Nei deliranti minuti in cui nella narrazione si discute – senza un’intenzione precisa – di letteratura inglese o nordamericana, lo si fa con la leggerezza di chi parla di sostituire un pezzo di ricambio a una vecchia Lada, o di riporre il pranzo in un portavivande nero, perché la letteratura rappresenta per il protagonista una questione domestica che lo mortifica in maniera esagerata. Ci addentriamo cosi nella nostra letteratura attuale attaccati alle sottane del suo primo romanzo: tatuaggio a sangue freddo di una voce che non deve nulla a nessuno. Il modo delicato di trattare e catalogare una vita cilena, un mondo cileno nella sinistra disincantata e decadente, la struttura verbale intessuta con eleganza e ironia. La mancanza di soluzioni al nostro melodramma, disastro sentimentale tra due, tre, sette esseri promiscui che non riescono a trovare soluzione tra loro, quel modo in cui qui ci amiamo in un disordinato passo circolare conduce Carlos Manuel a un finale insperatamente tormentato. Il finale è perentorio. Codardo ma risoluto nella sua determinazione di voler concludere le cose di colpo.

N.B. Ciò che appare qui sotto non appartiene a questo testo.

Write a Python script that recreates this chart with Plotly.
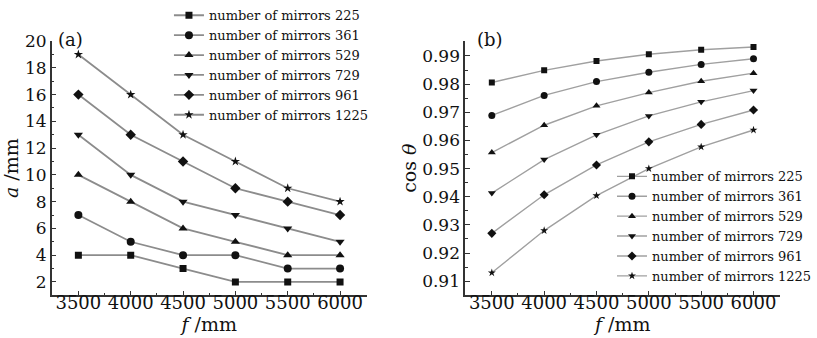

Alla fine dei suoi “avvenimenti decisivi” comprendiamo che qui nasce una nuova tappa della letteratura cubana attuale. Una letteratura che prende a pugni i luoghi comuni manichei e che desidera urlare il corso delle miserie umane accadute fino alla generazione dell’autore, il cui linguaggio abbonda nel raccontare ciò che sente. Lui non è interessato a un cammino diretto che lo conduca da alcuna parte. Si tratta di uno scrittore venuto a tratteggiare ciò che pensa con mani di fata, esperienza, eleganza, dolore contenuto, nerbo e voglia di urlare “questa bocca è mia”. Vive con me in questo apparente “nessun luogo” che è Cuba, il favoloso mondo che condivido con Carlos Manuel Álvarez Rodríguez.